We’ve all been there. In the morning announcements at the start of third period, you are told that the swimming team won the PSAL City Championships for what feels like the hundredth time. You roll your eyes, much more concerned with the upcoming lesson. Awesome.
Most of us simply just don’t think about how difficult it is to be a successful student-athlete.
However, all students are familiar with the Stuyvesant workload. In the quest for straight A’s, students study and do homework for hours every night, often remaining awake into the wee hours of the morning.
Imagine having to deal with this while regularly coming home at 8:00 p.m. or later, and being physically, mentally, and emotionally exhausted. This is what the average student-athlete’s week is like. It’s all the pressures of a Stuyvesant workload along with 15-30 hours of physical activity to top it off.
But in order for Stuyvesant sports teams to achieve success, this is the amount of time athletes need to put in.
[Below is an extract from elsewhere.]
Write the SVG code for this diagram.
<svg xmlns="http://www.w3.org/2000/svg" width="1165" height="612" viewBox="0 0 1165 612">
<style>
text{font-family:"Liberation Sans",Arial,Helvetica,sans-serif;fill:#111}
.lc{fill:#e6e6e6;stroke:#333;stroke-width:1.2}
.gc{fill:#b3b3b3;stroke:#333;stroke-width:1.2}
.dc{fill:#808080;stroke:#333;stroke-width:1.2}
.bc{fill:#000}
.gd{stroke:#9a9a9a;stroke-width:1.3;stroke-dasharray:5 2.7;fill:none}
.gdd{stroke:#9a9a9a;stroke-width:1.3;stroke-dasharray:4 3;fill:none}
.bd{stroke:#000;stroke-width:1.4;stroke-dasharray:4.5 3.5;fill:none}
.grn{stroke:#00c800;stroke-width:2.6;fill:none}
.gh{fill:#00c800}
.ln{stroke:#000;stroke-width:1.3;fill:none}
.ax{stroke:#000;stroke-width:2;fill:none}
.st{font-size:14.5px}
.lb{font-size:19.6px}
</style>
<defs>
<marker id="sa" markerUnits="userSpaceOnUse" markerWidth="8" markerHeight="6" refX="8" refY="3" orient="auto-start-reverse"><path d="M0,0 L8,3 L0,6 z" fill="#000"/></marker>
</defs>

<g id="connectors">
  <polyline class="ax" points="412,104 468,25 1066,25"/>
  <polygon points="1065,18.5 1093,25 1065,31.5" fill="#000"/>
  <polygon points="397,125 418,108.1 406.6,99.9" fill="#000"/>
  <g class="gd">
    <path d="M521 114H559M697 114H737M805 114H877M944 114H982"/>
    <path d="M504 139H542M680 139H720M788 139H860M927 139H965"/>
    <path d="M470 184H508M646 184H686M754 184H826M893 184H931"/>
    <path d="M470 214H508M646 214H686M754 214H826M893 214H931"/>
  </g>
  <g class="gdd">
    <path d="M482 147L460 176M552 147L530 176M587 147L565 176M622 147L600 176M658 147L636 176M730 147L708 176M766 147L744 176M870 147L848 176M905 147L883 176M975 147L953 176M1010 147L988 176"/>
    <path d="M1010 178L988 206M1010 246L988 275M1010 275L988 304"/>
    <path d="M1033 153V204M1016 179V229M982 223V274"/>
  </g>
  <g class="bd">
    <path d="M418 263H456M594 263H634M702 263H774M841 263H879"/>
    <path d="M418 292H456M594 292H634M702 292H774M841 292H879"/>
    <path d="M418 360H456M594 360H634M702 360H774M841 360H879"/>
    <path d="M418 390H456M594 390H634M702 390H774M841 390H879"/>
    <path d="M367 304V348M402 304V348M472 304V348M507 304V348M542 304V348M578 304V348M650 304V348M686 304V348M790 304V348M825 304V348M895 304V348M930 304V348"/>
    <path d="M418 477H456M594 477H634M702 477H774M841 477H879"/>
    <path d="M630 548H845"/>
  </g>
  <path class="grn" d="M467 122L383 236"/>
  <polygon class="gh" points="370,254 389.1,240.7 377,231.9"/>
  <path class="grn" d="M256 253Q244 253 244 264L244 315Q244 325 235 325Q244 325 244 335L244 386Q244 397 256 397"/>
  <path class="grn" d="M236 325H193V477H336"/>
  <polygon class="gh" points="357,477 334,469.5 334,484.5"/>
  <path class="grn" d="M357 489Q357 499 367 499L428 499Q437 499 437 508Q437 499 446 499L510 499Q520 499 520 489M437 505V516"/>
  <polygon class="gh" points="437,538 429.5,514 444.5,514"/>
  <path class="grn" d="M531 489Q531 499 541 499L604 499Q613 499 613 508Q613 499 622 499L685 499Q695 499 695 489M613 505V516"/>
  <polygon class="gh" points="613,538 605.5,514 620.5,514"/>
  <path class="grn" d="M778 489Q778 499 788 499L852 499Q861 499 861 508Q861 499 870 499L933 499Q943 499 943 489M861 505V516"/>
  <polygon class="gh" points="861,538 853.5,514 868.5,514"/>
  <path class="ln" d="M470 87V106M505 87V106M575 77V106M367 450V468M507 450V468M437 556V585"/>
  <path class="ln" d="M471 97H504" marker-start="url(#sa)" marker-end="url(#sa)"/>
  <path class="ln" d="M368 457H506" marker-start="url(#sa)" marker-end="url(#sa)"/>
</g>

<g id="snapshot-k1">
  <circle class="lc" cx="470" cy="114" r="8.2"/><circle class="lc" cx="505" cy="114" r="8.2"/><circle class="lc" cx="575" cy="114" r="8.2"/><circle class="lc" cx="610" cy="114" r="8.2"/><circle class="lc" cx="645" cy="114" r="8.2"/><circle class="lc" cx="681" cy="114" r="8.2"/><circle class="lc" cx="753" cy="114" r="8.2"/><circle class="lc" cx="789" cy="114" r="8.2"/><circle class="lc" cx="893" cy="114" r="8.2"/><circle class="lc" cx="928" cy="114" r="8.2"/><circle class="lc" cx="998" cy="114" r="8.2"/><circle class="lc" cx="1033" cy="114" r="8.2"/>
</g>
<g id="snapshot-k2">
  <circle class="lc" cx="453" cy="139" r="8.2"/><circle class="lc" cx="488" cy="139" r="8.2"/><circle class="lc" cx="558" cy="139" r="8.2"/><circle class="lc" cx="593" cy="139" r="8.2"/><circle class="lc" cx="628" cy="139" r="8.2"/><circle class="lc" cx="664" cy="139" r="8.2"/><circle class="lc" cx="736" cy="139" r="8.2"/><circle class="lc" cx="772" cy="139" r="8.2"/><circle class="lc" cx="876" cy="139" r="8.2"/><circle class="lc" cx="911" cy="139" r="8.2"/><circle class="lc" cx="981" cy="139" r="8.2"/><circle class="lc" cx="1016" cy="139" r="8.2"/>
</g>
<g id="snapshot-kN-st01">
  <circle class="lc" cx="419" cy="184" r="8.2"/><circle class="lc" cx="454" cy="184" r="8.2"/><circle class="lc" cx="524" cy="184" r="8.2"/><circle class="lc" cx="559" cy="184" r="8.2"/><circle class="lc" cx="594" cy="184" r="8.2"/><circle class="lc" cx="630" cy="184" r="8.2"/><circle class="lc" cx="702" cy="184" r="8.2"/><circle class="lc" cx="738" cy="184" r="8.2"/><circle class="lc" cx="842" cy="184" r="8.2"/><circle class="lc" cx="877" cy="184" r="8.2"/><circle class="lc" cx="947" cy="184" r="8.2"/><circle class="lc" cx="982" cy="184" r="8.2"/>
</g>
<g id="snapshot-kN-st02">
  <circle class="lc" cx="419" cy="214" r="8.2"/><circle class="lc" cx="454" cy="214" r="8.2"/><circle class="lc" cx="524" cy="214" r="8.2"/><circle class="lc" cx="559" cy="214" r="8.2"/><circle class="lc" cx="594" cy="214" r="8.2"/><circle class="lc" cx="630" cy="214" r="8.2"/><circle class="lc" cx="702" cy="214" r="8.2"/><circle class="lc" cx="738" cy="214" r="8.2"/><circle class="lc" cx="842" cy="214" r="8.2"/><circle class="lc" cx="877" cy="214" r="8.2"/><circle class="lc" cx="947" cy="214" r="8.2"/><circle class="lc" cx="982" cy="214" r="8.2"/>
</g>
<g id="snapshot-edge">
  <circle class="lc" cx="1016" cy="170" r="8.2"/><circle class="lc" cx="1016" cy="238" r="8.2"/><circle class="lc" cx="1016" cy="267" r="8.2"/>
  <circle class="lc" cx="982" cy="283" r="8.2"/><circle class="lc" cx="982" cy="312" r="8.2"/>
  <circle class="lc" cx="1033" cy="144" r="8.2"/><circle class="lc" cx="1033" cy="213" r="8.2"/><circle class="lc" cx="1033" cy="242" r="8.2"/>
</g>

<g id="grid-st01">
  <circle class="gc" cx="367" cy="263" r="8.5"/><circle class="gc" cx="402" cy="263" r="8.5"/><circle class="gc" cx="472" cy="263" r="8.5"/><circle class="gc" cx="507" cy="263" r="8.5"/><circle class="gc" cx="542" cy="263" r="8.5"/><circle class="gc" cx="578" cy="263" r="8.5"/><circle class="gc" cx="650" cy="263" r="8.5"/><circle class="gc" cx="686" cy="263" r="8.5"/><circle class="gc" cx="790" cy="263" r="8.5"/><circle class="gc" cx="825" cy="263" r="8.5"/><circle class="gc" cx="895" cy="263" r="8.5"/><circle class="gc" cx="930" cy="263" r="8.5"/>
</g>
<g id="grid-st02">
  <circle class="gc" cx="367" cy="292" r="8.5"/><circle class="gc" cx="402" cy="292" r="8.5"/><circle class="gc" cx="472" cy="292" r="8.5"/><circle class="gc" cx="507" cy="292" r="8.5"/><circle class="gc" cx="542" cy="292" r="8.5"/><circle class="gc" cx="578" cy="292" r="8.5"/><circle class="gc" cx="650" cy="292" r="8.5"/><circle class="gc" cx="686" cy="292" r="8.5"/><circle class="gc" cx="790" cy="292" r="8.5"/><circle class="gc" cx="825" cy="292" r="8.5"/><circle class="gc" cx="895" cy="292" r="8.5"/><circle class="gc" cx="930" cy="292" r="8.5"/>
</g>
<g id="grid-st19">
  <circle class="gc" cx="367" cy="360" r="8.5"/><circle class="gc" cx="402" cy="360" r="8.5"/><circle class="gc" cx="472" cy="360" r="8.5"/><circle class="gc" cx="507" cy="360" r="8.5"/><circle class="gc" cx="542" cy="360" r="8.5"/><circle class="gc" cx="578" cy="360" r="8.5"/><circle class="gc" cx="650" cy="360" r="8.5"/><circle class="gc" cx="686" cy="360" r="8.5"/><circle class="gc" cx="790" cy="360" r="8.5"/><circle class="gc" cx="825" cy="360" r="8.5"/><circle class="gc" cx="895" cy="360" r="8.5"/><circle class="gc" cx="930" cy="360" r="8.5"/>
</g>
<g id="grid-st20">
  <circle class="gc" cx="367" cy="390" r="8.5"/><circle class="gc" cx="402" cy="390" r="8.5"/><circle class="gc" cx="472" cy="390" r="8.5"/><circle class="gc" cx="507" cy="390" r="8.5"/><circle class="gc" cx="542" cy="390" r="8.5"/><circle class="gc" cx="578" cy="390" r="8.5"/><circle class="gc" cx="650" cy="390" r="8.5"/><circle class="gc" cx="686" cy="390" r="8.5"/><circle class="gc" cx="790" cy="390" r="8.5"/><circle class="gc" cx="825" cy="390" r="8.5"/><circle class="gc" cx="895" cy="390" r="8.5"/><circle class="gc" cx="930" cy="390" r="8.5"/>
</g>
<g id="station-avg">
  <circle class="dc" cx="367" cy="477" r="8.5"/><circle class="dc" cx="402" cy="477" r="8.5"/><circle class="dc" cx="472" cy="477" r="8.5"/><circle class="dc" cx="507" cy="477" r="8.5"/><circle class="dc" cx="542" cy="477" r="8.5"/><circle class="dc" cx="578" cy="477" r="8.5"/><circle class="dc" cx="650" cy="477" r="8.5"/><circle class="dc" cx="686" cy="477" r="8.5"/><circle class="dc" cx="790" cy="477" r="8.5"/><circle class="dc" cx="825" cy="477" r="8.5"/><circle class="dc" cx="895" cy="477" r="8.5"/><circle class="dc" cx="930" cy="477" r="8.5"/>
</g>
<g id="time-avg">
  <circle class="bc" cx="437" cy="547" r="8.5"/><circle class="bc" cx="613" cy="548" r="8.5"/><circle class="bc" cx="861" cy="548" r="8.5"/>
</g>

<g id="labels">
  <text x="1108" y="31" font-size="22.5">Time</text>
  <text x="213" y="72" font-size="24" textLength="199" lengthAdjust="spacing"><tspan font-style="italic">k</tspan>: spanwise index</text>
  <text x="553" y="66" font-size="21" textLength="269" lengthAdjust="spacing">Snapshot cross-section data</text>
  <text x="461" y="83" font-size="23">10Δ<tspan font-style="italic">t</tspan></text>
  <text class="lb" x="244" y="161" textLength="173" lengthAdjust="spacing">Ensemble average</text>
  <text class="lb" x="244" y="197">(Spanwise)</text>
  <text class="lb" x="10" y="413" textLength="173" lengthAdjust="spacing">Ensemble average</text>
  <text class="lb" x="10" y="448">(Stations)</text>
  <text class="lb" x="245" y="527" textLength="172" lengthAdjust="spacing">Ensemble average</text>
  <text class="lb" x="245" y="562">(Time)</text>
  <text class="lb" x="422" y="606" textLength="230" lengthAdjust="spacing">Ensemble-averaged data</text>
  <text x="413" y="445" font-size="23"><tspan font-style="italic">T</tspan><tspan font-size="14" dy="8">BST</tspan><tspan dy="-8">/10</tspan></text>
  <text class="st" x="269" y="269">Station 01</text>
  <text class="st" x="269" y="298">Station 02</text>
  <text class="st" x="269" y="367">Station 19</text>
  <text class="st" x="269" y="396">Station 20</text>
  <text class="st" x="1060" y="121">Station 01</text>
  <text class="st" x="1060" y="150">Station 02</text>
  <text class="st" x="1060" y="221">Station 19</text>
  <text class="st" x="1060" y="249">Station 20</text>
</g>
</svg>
Our athletic programs do not have the luxury of recruiting natural talent, and if our teams want to be competitive amongst other New York City high schools, the members have to work hard for it. There is no handicap in the PSAL because we go to Stuyvesant. Here, strong performance is built on hard work and preparation, and these things take time.
On top of a Stuy workload, competing may seem a near-impossible task. Hours that could otherwise be used for studying are instead spent practicing or playing games, and either an intense form of super-genius or extra waking hours are required to account for both activities. Staying up late may help athletes make up schoolwork, but when nobody can be so exhausted that they can’t perform for their team,it seems like there just aren’t enough hours in the day. Nevertheless, many members of the Stuy community find the balance, and they rarely earn any form of recognition.
That’s not to say that student-athletes do not struggle with managing what little time they have. No matter how hard you work, it’s going to be awfully difficult to ace a test when you have a packed after school schedule. One thing the administration should consider is allowing student- athletes to opt out of having a physical education class during their season. This would allow for an extra free period during the day that could be used to catch up on studying, at little loss for the athletes. After all, the physical activity provided by participation on a sports team more than makes up for two to three 41-minute periods of gym a week. Policies like this are in place at many New York City schools with strong athletic programs, and they can be a huge aid in time management.
As we currently do not have a system like this in place, athletes also deserve the extra attention of college admissions officers. As athletes are forced to work under harsher time constraints than most students, it is only logical that their GPA’s will be lower than if they had the extra time to put in studying. I don’t see a need for a systemic overhaul here, but it’s logical that students who have shown commitment to teams should be cut a little more slack by admissions officers in terms of leniency regarding grades.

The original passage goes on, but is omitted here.